The National Association of Home Builders/Wells Fargo Housing Market Index (HMI) finds builder confidence ticked down just 1 point to 69 in April, despite supply-side constraints.
“Strong demand for housing is keeping builders optimistic about future market conditions,” said NAHB Chairman Randy Noel, a custom home builder from LaPlace, La. “However, builders are facing supply-side constraints, such as a lack of buildable lots and increasing construction material costs. Tariffs placed on Canadian lumber and other imported products are pushing up prices and hurting housing affordability.”
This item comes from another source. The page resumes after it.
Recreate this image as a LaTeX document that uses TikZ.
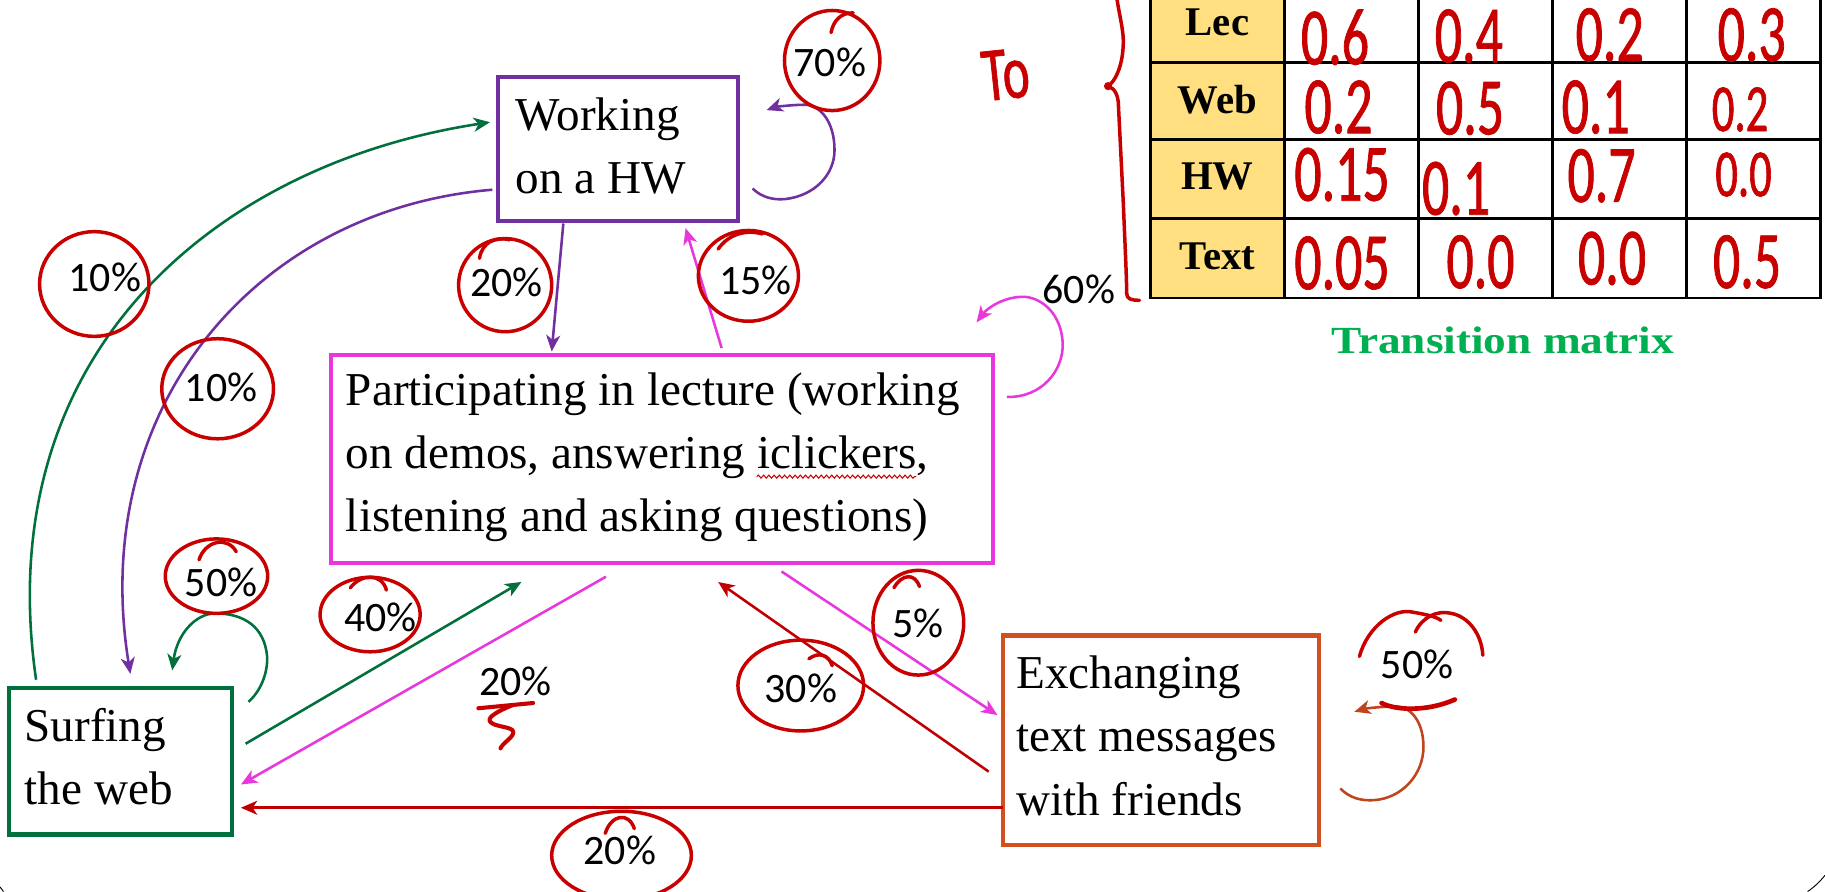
\documentclass[tikz,border=0pt]{standalone}
\usepackage{fontspec}
\setmainfont{Liberation Serif}
\newfontfamily\pctfont{Carlito}
\newfontfamily\handfont{Carlito}[FakeStretch=0.66, FakeBold=0.9]
\newfontfamily\titlefont{Liberation Serif}[FakeStretch=1.18]
\usetikzlibrary{arrows.meta,decorations.pathmorphing,calc}
\definecolor{hwpurple}{RGB}{112,48,160}
\definecolor{lecmag}{RGB}{232,56,221}
\definecolor{webgreen}{RGB}{0,112,60}
\definecolor{txtorange}{RGB}{210,80,30}
\definecolor{looporange}{RGB}{192,68,28}
\definecolor{arrred}{RGB}{192,0,0}
\definecolor{handred}{RGB}{200,0,0}
\definecolor{hdrfill}{RGB}{255,223,128}
\definecolor{titlegreen}{RGB}{0,176,80}
\newlength\wavestart
\newlength\wavelen
\tikzset{
  statebox/.style={draw, line width=3.5pt, inner sep=0pt, outer sep=0pt, anchor=north west},
  boxtext/.style={anchor=base west, inner sep=0pt, font=\fontsize{40.5}{54.5}\selectfont},
  arr/.style={line width=2.2pt, -{Stealth[length=14pt,width=12pt,inset=4pt]}},
  pct/.style={font=\pctfont\fontsize{36}{36}\selectfont, inner sep=0pt},
  hand/.style={draw=handred, line width=3pt, line cap=round, line join=round},
  hdr/.style={font=\bfseries\fontsize{35}{35}\selectfont, inner sep=0pt},
  hnum/.style={font=\handfont\fontsize{70}{70}\selectfont, text=handred, inner sep=0pt},
  hnumsmall/.style={font=\handfont\fontsize{58}{58}\selectfont, text=handred, inner sep=0pt},
  tabline/.style={line width=2.5pt, black}
}
\begin{document}
\settowidth\wavestart{\fontsize{40.5}{54.5}\selectfont on demos, answering\ }%
\settowidth\wavelen{\fontsize{40.5}{54.5}\selectfont iclickers}%
\begin{tikzpicture}[x=1pt,y=-1pt]
\useasboundingbox (0,0) rectangle (1568,766);
\fill[white] (0,0) rectangle (1568,766);

% ---------- boxes ----------
\node[statebox, draw=hwpurple, minimum width=206pt, minimum height=123pt] (hw) at (428,66.5) {};
\node[statebox, draw=lecmag, minimum width=569pt, minimum height=178.5pt] (lec) at (284,305) {};
\node[statebox, draw=webgreen, minimum width=191pt, minimum height=126pt] (web) at (8,591) {};
\node[statebox, draw=txtorange, minimum width=271.5pt, minimum height=180pt] (txt) at (861.5,546) {};

\node[boxtext] (hwlabel) at (443,111.7) {\begin{tabular}[t]{@{}l@{}}Working\\on a HW\end{tabular}};
\node[boxtext] (leclabel) at (297,348) {\begin{tabular}[t]{@{}l@{}}Participating in lecture (working\\on demos, answering iclickers,\\listening and asking questions)\end{tabular}};
\node[boxtext] (weblabel) at (21,637) {\begin{tabular}[t]{@{}l@{}}Surfing\\the web\end{tabular}};
\node[boxtext] (txtlabel) at (873,591.5) {\begin{tabular}[t]{@{}l@{}}Exchanging\\text messages\\with friends\end{tabular}};
% wavy spell-check underline under "iclickers"
\draw[decorate, decoration={snake, amplitude=1.3pt, segment length=4.5pt}, handred, line width=0.9pt]
  ([xshift=\wavestart, yshift=-61.5pt]leclabel.base west) -- ++(\wavelen,0pt);

% ---------- connectors ----------
\draw[arr, webgreen] ($(web.north west)+(23,-7)$) .. controls (-10,300) and (190,140) .. ($(hw.north west)+(-7,38.5)$);
\draw[arr, hwpurple] ($(hw.north west)+(-5,96.5)$) .. controls (220,180) and (75,350) .. ($(web.north west)+(104,-12)$);
\draw[arr, hwpurple] ($(hw.south west)+(56,2.5)$) -- ($(lec.north west)+(190,-3)$);
\draw[arr, lecmag] ($(lec.north west)+(336,-6)$) -- ($(hw.south west)+(161,6.5)$);
\draw[arr, lecmag] ($(lec.north east)+(12,36)$) .. controls (895,342) and (914,318) .. (913,295) .. controls (912,268) and (893,255) .. (879,255) .. controls (862,255) and (848,265) .. ($(lec.north east)+(-14,-28)$);
\draw[arr, hwpurple] ($(hw.north east)+(12.6,95.5)$) .. controls (655,170) and (665,172) .. (675,171) .. controls (700,168) and (717,150) .. (717,129) .. controls (717,105) and (705,90) .. (691,90) .. controls (680,90) and (666,92) .. ($(hw.north east)+(24.6,28.1)$);
\draw[arr, webgreen] ($(web.north east)+(14.5,12)$) .. controls (228,590) and (231,570) .. (229,560) .. controls (225,535) and (205,527) .. (185,527) .. controls (168,527) and (152,545) .. ($(web.north west)+(140,-15)$);
\draw[arr, webgreen] ($(web.north east)+(12,48)$) -- ($(lec.south west)+(164,16.5)$);
\draw[arr, lecmag] ($(lec.south west)+(236.6,12)$) -- ($(web.north east)+(8,83)$);
\draw[arr, arrred] ($(txt.north west)+(-12,117)$) -- ($(lec.south west)+(333,16.5)$);
\draw[arr, lecmag] ($(lec.south west)+(387.5,7.5)$) -- ($(txt.north west)+(-4.5,68.4)$);
\draw[arr, arrred] ($(txt.north west)+(0,148)$) -- ($(web.north east)+(8,103)$);
\draw[arr, looporange] ($(txt.north east)+(18.6,131.5)$) .. controls (1160,686) and (1170,688) .. (1180,687.5) .. controls (1205,686) and (1223,665) .. (1223,641.6) .. controls (1223,620) and (1212,607) .. (1199.5,607) .. controls (1185,607) and (1172,609) .. ($(txt.north east)+(30.6,65.5)$);

% ---------- percentage labels ----------
\node[pct] (p70) at (713,54) {70\%};
\node[pct] (p10a) at (90,238.5) {10\%};
\node[pct] (p10b) at (190,332.5) {10\%};
\node[pct] (p20a) at (435,243) {20\%};
\node[pct] (p15) at (649,240.7) {15\%};
\node[pct] (p60) at (927,249) {60\%};
\node[pct] (p50a) at (190,500) {50\%};
\node[pct] (p40) at (327,530.6) {40\%};
\node[pct] (p20b) at (443,585) {20\%};
\node[pct] (p5) at (789,535.5) {5\%};
\node[pct] (p30) at (688,591.5) {30\%};
\node[pct] (p50b) at (1217.5,571) {50\%};
\node[pct] (p20c) at (532.5,731) {20\%};

% ---------- handwritten circles ----------
\draw[hand] (715,52) ellipse [x radius=41, y radius=43];
\draw[hand] (714,28) .. controls (716,18) and (722,11) .. (733,11);
\draw[hand] (81,244) ellipse [x radius=47, y radius=45];
\draw[hand] (187,334) ellipse [x radius=48, y radius=43];
\draw[hand] (434,245) ellipse [x radius=40, y radius=40];
\draw[hand] (412,222) .. controls (414,208) and (426,203) .. (438,206);
\draw[hand] (643,237) ellipse [x radius=43, y radius=39];
\draw[hand] (617,214) .. controls (626,201) and (641,197) .. (655,201);
\draw[hand] (186,495) ellipse [x radius=44, y radius=32];
\draw[hand] (171,481) .. controls (176,465) and (195,460) .. (203,474);
\draw[hand] (318,528) ellipse [x radius=43, y radius=32];
\draw[hand] (301,505) .. controls (310,493) and (328,492) .. (332,507);
\draw[hand] (789,535) ellipse [x radius=39, y radius=45];
\draw[hand] (768,505) .. controls (775,493) and (786,492) .. (790,504);
\draw[hand] (688,589) ellipse [x radius=54, y radius=39];
\draw[hand] (695,566) .. controls (703,560) and (712,562) .. (715,572);
\draw[hand] (534,735) ellipse [x radius=60, y radius=38];
\draw[hand] (520,716) .. controls (525,700) and (540,697) .. (545,712);
% 50% near the text box: open arcs
\draw[hand] (1168,564) .. controls (1175,538) and (1198,522) .. (1214,526) .. controls (1226,528) and (1234,530) .. (1238,533);
\draw[hand] (1216,543) .. controls (1222,530) and (1235,524) .. (1247,527) .. controls (1262,530) and (1273,545) .. (1274,563);
\draw[hand, line width=4pt] (1187,604) .. controls (1198,610) and (1225,612) .. (1250,601);
% squiggle under the middle 20%
\draw[hand, line width=3.5pt] (411,608.5) -- (458,604);
\draw[hand, line width=3.5pt] (440,606) .. controls (430,610) and (418,616) .. (421,620) .. controls (425,625) and (441,624) .. (441,629) .. controls (441,634) and (432,638) .. (430,643);

% ---------- transition matrix ----------
\fill[hdrfill] (988.6,-12) rectangle (1103.6,256);
\foreach \yy in {54,120,188,256} \draw[tabline] (988.6,\yy) -- (1563.8,\yy);
\foreach \xx in {988.6,1103.6,1218.7,1333.7,1448.8,1563.8} \draw[tabline] (\xx,-12) -- (\xx,257.2);
\node[hdr] (hLec) at (1046,19) {Lec};
\node[hdr] (hWeb) at (1046,86) {Web};
\node[hdr] (hHW) at (1046,152) {HW};
\node[hdr] (hText) at (1046,220.5) {Text};

\node[hnum] (c11) at (1147,32) {0.6};
\node[hnum] (c12) at (1262,31) {0.4};
\node[hnum] (c13) at (1383,30) {0.2};
\node[hnum] (c14) at (1505,30) {0.3};
\node[hnum] (c21) at (1150,92) {0.2};
\node[hnum] (c22) at (1263,93) {0.5};
\node[hnum] (c23) at (1371,92) {0.1};
\node[hnumsmall] (c24) at (1495,94) {0.2};
\node[hnum] (c31) at (1153,150) {0.15};
\node[hnum] (c32) at (1251,162) {0.1};
\node[hnum] (c33) at (1376,151) {0.7};
\node[hnumsmall] (c34) at (1498,150) {0.0};
\node[hnum] (c41) at (1153,226) {0.05};
\node[hnum] (c42) at (1272,225) {0.0};
\node[hnum] (c43) at (1385,222) {0.0};
\node[hnum] (c44) at (1501,225) {0.5};

\node[font=\titlefont\bfseries\fontsize{33}{33}\selectfont, text=titlegreen, inner sep=0pt] (tm) at (1291,292) {Transition matrix};

% brace and "To"
\draw[hand] (959.5,-2) .. controls (962,15) and (966,28) .. (965,40) .. controls (964,58) and (958,70) .. (952,74) .. controls (958,76) and (961,82) .. (961,92) -- (965,172) .. controls (967,220) and (968,240) .. (968,252) .. controls (968,257) and (972,258) .. (979,258);
\fill[handred] (952,74) circle (3.5);
\node[font=\handfont\fontsize{66}{66}\selectfont, text=handred, inner sep=0pt, rotate=6] (tolabel) at (864,64) {To};

% slide frame corners
\draw[line width=0.8pt] (1553,766) .. controls (1559,762) and (1564,757) .. (1568,752);
\draw[line width=0.8pt] (0,762) -- (3,766);
\end{tikzpicture}
\end{document}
The NAHB/Wells Fargo Housing Market Index has been gauging builder perceptions of current single-family home sales and sales expectations for the next six months for 30 years. It rates perceptions as “good,” “fair” or “poor.” The survey also asks builders to rate traffic of prospective buyers as “high to very high,” “average” or “low to very low.”
Looking at the three-month moving averages for regional HMI scores, the South remained unchanged at 73, the Northeast ticked down one point to 55, while the Midwest fell 2 points to 66 and the West declined 3 points to 76.
“Ongoing employment gains, rising wages and favorable demographics should spur demand for single-family homes in the months ahead,” said NAHB Chief Economist Robert Dietz. “The minor dip in builder confidence this month is likely due to winter weather effects, which may be slowing housing activity in some pockets of the country. As we head into the spring home buying season, we can expect the market to continue to make gains at a gradual pace.”